4. Move Your Bus by Ron Clark. In case I haven't mentioned it before, Ron Clark is my teaching and education hero. This book is obviously from an educator's point of view but applies to any professional, really. He compares different types of employees (Runners, Joggers, Walkers, and Riders) and offers strategies for dealing with each type (and improving if you're a Walker or dreaded Rider.) I think, because Mr. Clark is single and his entire life is devoted to his school, which is fine, that he is maybe a little too impressed with people who basically have no life outside of work. He does mention that he understands that some of his teachers have families but he expects their full cooperation while they're at school, which I understand. But killing yourself day in and day out at any job, even if it's one you love, isn't really healthy and he kind of glamorizes being a "Runner" who's always the first to show up and the last to leave. That's not really sustainable without some major burnout, in my opinion, but other than that one caveat with his philosophy, I love the book. If you're a teacher, it will definitely get you fired up about being the best you can be (and possibly convincing your administrator to install a giant slide in your school's foyer.)
5. Bringing Up Bebe by Pamela Druckerman. Oh man, this was so interesting. An American mom (and her British husband) found themselves raising their new baby (and eventually two more) in Paris and the resulting clash of cultures led to some startling insights as to the different in French and American kids. Basically, French kids eat everything (no tasteless rice cereal!) and have more sophisticated palates than most adults (including me), start sleeping through the night very early, and are just generally much more well-behaved than their American playmates. (The author said she only saw one meltdown from a French kid at the park in the three years she worked on this book. One!) Since one of my handful of nonnegotiable goals for Alice is consistently polite and non-horrible behavior, I am definitely going to be implementing some of this advice. (Sending her on a two-week field trip in first grade? Not so much.)
6. NurtureShock: New Thinking about Children by Po Bronson and Ashley Merryman. Another fascinating look at the myths, legends, and otherwise widely-accepted tales we take at face value as truth about kids and parenting that are not necessarily right. This covers a wide range of topics from lying to racial attitudes to sleep patterns, but all of it was super interesting and made me think a lot about the way I want to raise my kids. The chapter I found most interesting was the discussion on praising your kids and how constant praise actually produces anxiety and a lack of effort in kids who feel their only worth is in being called "smart" or whatever other adjective you choose. Specific, earned praise is much more helpful, and even carefully worded criticism can do more to help your child improve than a standard "You did a great job," "I'm proud of you," etc. I don't plan on being a happiness miser and never praising my kids, but doing it thoughtfully makes a world of difference. Good stuff! (I did find some of the statistics pretty disturbing- especially the study on lying that found that pretty much all kids lie and their parents can't tell. I mean, teaching taught me that but still. I don't look forward to it!)

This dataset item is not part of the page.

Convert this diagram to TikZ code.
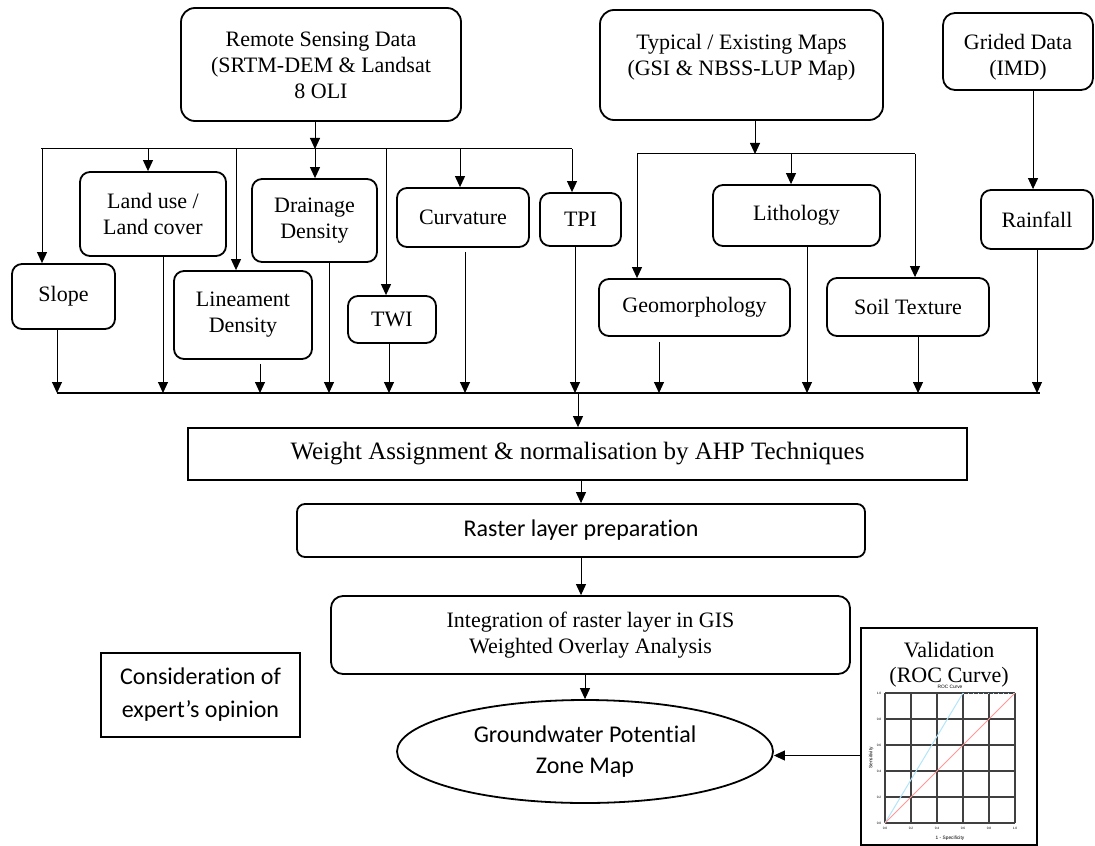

7. 168 Hours: You Have More Time Than You Think by Laura Vanderkam. This book has a lot of negative reviews on Amazon that claim it only applies to upper middle class (or above) career professionals with a lot of disposable income. Well, you could probably make that argument if you wanted to ignore all the helpful information and feel better about yourself, but the truth is there is plenty of advice that can be applied to anyone, even if you don't have the money for a full-time laundry service (one time-saving practice recommended in the book.) Everyone claims to not have enough time to do all they want to do or should do. "There aren't enough hours in the day!" is a fairly common lament from all adults everywhere. But this book highlights the lives of several different kinds of people who actually have fulfilling jobs and home lives while devoting time to hobbies, volunteering, and other pursuits. How do they do it? The author points out that we all have the same amount of time- 168 hours per week- and that by taking a long, hard (and honest) look at what we do with those 168 hours, we can find the time to do just about anything we want. Again, some of what she recommends isn't for everyone (allowing your house to be messy, for example, is not on my list of acceptable exceptions, since that would drive me insane) but there are definitely principles that we all can apply. If nothing else, this will convict you about your social media and TV time, for sure.
8. Wait Till Next Year by Doris Kearns Goodwin. This one might be my favorite of the whole bunch. Not only do I love anything set in the 40s or 50s, but I love baseball, and this book has both. It's a memoir of the author's childhood spent on Long Island as an avid Brooklyn Dodgers fan, an obsession shared by her dad and one that gave them a bond that lasted her whole life. He taught her the game, how to keep score, and the dedication of a truly loyal fan. Since the Dodgers barely missed out on the World Series multiple times during her childhood, she became well-acquainted with the comforting refrain, "Wait till next year." Aside from all the baseball talk, it's a fun look back at an innocent time of tight-knit neighborhoods and communities and just an all-around fun era to live in New York (the three-way rivalry between the Yankees, Dodgers, and Giants was practically a living thing.) The author's life wasn't all happy times- her mother died when she was just 15, and she had to navigate through the uncertainty of the Cold War and adolescence, which some would argue are equally terrifying. But overall it's a very sweet book that reminded me a lot of Beverly Cleary's works, both her memoirs and fiction. And the mark of a truly good author, to me, is if I want to reader of their books. I requested everything our library had by Miss Goodwin so she's a winner. =)
There you go! I anticipate my fourth quarter reading to drop off a little more as we get adjusted to life with a new little person but we'll see how it goes! Maybe I'll include Alice's books to boost my numbers a little. =) As always, let me know if/when you check any of these out so we can have a virtual book club! Happy reading!